Desde que hay registro los humanos andamos erigiendo y derribando estatuas, físicas y mentales. Hoy como ayer, cualquier enardecido hijo de vecino se para en la plaza sobre una jaba de cerveza y grita que el mundo está lleno de ídolos falsos, desde los de carne y hueso (que son los peores) hasta los ídolos virtuales, pasando por esos jinetes de bronce que despiertan la ira de las manifestaciones antirracistas.
¿Pero quién define lo verdadero y lo falso? Más simple aún: ¿cuáles héroes son buenos y cuáles son vistos como malos en cada época? El debate es clave, pues nos remite a los grandes interrogantes: ¿quiénes somos?, ¿quiénes fuimos?, ¿qué idea de país tenemos?, ¿cómo queremos vernos? Demandas sobre la identidad que conducen a un cliché ineludible: la Historia la escriben los vencedores.
Los cuestionamientos a ese relato se agudizan en momentos de crisis y estallido social, de guerras civiles y revoluciones que hacen borrón y cuenta nueva. Así, los españoles derribaron todas las estatuas del genocida Francisco Franco y terminaron expulsando sus cenizas del Valle de los Caídos. En la Unión Soviética, en cambio, pasaron décadas limpiándose de Stalin hasta que el nuevo zar, Vladimir Putin, volvió a subir a los altares al peor genocida del siglo XX, quien mandaba asesinar a sus colaboradores caídos en desgracia y luego los hacía borrar de las fotos oficiales dejando huecos en la fila, tal como los rebeldes dejan pedestales vacíos en los espacios públicos.
O en las fachadas de algunas iglesias mexicanas, donde las figuras descabezadas de los santos rinden testimonio de la Revolución y la guerra de los cristeros, al tiempo que AMLO, ese populista amodorrado e ineficiente, exige a España que se disculpe por la Conquista. Por su lado, el rey Felipe pide a los gringos que no se carguen a próceres como el franciscano Junípero Serra de las misiones de California.

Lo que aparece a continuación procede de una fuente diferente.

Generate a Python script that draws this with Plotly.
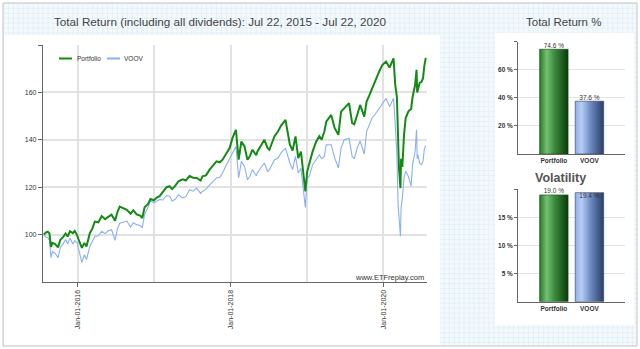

Así fue y así será: quien corre peligro en Quito es el sanguinario Sebastián de Benalcázar: si los mariateguistas, por ejemplo, llegaran a Carondelet, no duraría 24 horas en pie. Otro blanco de moda es Cristóbal Colón, “agente del capitalismo mercantilista”, pero en Cuenca les duele más el cruel Atahualpa que ordenó exterminarlos y no pocos guayaquileños incluirían al Bolívar que “los usurpó”, o al Che que les impuso el prófugo. Todo depende del poder de turno.